Ces rapatriements "à contre sens" font l'objet de discours. Chaque camp l’interprète à sa manière. En Occident, on parle peu de ces rapatriements. Ils représentent autant de (petites) défaites idéologiques et sont aussi présentés comme un échec d’intégration. Un échec dont les immigrantes et les immigrants sont jugés responsables car incapables de faire les sacrifices nécessaires à leur intégration : ils se seraient fait des illusions sur l’ « Ouest doré » qui, selon ce discours, « se mérite à la sueur de son front ». Le camp communiste au contraire, n’a de cesse de mettre en valeur le parcours de ces dissidentes et dissidents repentis. Ils sont des preuves vivantes que le monde capitaliste n’est pas si rose que la propagande occidentale le dépeint. Instrumentalisé, les récits des rapatriées et des rapatriés révèlent deux modes de vie en compétition. Une fois rentrés, les personnes adaptent leur discours à ce qu’attendent les fonctionnaires du régime communiste hongrois.
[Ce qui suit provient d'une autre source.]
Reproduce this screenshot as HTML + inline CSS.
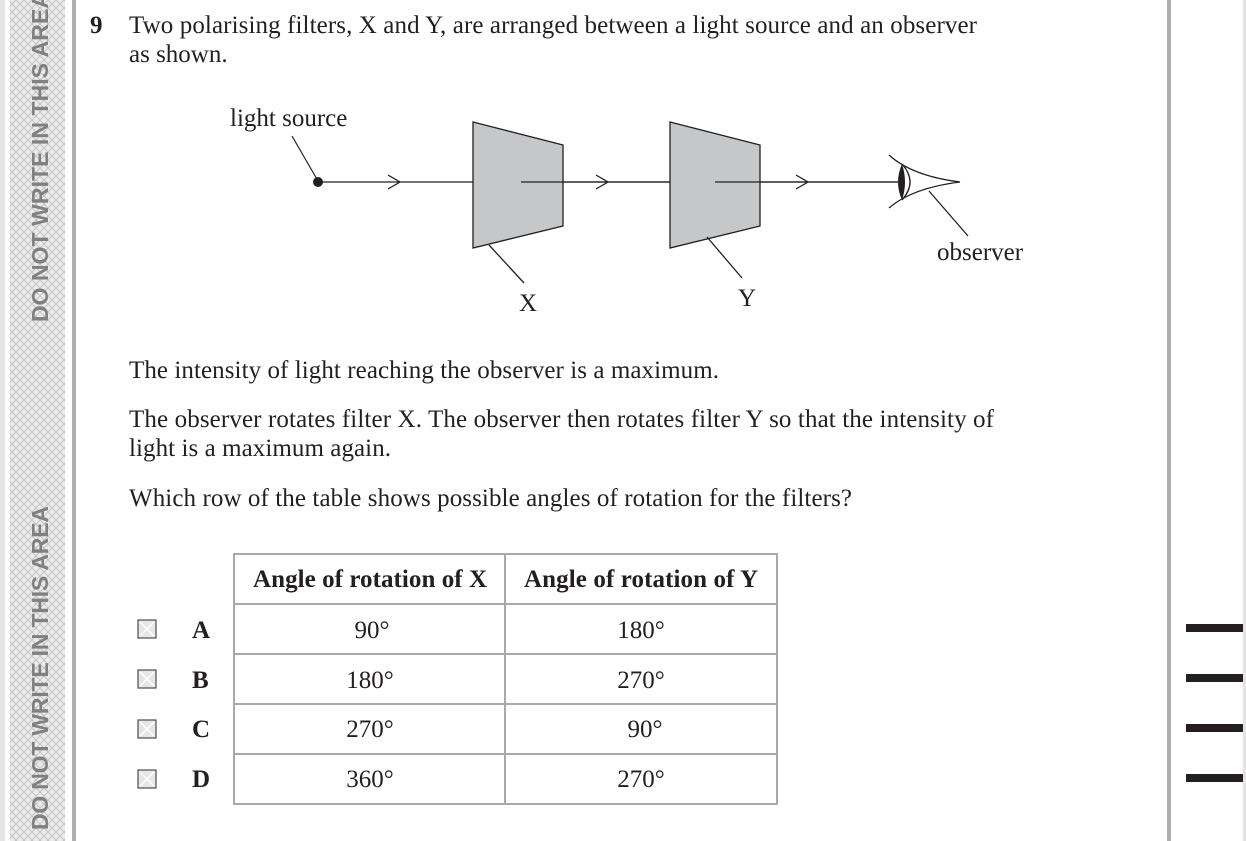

Peut-être parce qu’ils ont effectivement expérimenté une forme de déception sur le territoire helvétique, mais aussi parce qu’en racontant la déception qu’ils auraient connue dans le « Monde libre » à la police hongroise, ils s’efforcent d’améliorer leur situation personnelle face au régime.

En bref, le rapatriement post-1956 s’apparente généralement à un acte politisé plutôt que politique. Quoique participant d’un mouvement collectif, il s’inscrit dans un cadre individualisé tributaire d’objectifs personnels. L’opposition de valeurs affichées par les deux systèmes politiques domine les interprétations et obnubile les contemporains. Mais en définitive, le contexte politique de la Guerre froide nous apparait comme un décor masquant en partie les aspects familiaux et sociaux, ainsi que la complexité des situations. Que ce soit lors d’une émigration ou d’un retour, on espère quitter une situation insatisfaisante et un lieu donné. Il peut d’agir de fuir une guerre, des persécutions, une dictature, une vie familiale insatisfaisante, un travail décevant, un avenir bouché, un quotidien morne… Ce lieu peut être la Hongrie communiste et même l’Europe des Trente glorieuses.